“Of course children who have nut allergies need to be protected. Of course we have to segregate their food from nuts, have their medication available at all times, and anyone who manufactures or serves food needs to be aware of deadly nut allergies. Of course...but maybe...maybe if touching a nut kills you, you’re supposed to die.”
Louis C.K., like any comedian with self-respect, obviously likes to provoke. But provocation is only really effective if there is a grain of truth to it — all real devil’s advocates know this.
Now, of course, this piece is about the upcoming potential humiliation of modern Western democracy (read: U.S. Election) and not a campaign to let children with nut allergies die. However, I do think that Louis C.K.’s joke tells us something about ourselves and our mentality as we anticipate the impending freak show on the other side of the pond.
David Plouffe, Obama’s 2008 campaign manager, coined a very useful term to describe the nail-biters, those sitting open-jawed and shaking, endlessly scouring the internet for more polls: we are bed-wetters.
Tirelessly we read internet articles, status updates, and tweets reaffirming everything we already know, yet we get no satisfaction from pouring over these same articles again and again.

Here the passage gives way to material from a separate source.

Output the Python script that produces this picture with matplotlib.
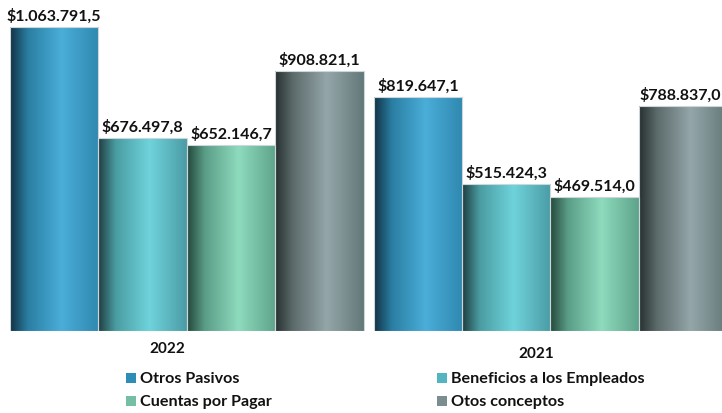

The endless stream of new polls proclaiming minor and major changes in the opinions of the American electorate doesn’t translate into an image of real people changing their minds about real issues. Does an increased lead for Hillary make us feel better? “Yes! Of course, of course,” we reply. “The other guy is a sexist, racist, fascist, (insert any other kind of negative “-ist” and you’d probably be right) madman.” Still, a firm belief in Hillary’s coming victory doesn’t exactly put me at ease, and so maybe...
Maybe a part of us – if only a tiny sliver – always wants the ship to hit the iceberg. We anticipate the frozen death of Leonardo DiCaprio with equal doses of horror and amazement because, after having dedicated months and months to this contest, what could be more titanic than the ultimate horror of Donald Trump winning? But of course we quickly return to our senses; we don’t want that monster to win anything! If anything we want him to crash and burn — not democracy. And with that we heave a sigh of relief as we skim the latest poll, confirming what we already know, taking a sip of water, crawling into bed and trying to block out the traitorous sparks of disappointment in the dark corners of our minds.